One of the first things you want to do is allow people on your team to form their own narratives or viewpoints—separately. Then bring them back together after they’ve had time to form their opinions to let them breathe. You want that diversity of opinion about what the data is really telling you. If you have five colleagues looking at the data and they all independently think it says the same thing, your confidence in that interpretation should be higher than if they all came to different conclusions.

Also, when you do see disagreement, you can start to get them to think from outside of their own beliefs. Challenge them to switch sides of the argument to consider that different perspective.

You can also form a red team (a group that challenges an organization to improve its effectiveness by assuming an adversarial role or point of view) to go off and debate why preliminary conclusions might be wrong. Building these processes into your team makes it much more likely you’ll catch errors and see where you may need to calibrate opinions. Again, what we’re trying to do is not get caught up in our own beliefs so much that they are the only thing driving our decisions.

Your book title leads off with the phrase “Thinking in Bets.” Why that title?

A decision is a bet on a particular future. When we think about a decision as a bet, it gets us to this question of, “Do you want to bet on that belief that you have?” That naturally causes us to go through a series of other questions, such as “Where and when did you form the belief?” “What evidence do you have for the belief?” “How reliable is the source of the evidence?” “What does the person challenging me to bet—maybe my competitor—know that I don’t know?”

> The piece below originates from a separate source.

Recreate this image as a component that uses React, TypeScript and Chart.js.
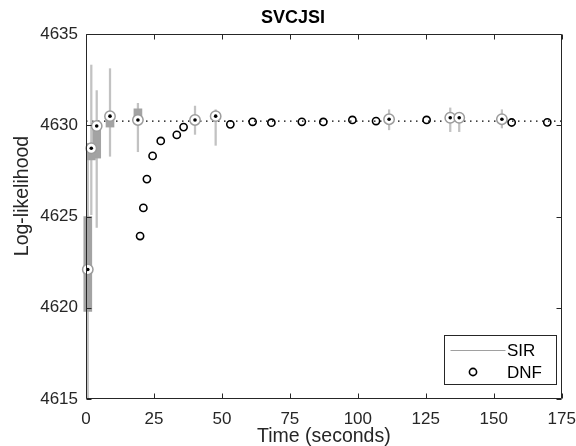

Basically, this process forces you to do an internal audit of your own belief system, and it also causes you to move to an outside view—to get outside of your own belief system—and ask, “How would somebody else view this decision?”

Scottish physicist James Clerk Maxwell once said, “Thoroughly conscious ignorance is the prelude to every real advance in science,” to imply that sometimes the questions are more important than the outcomes. Evidence suggests that is very true.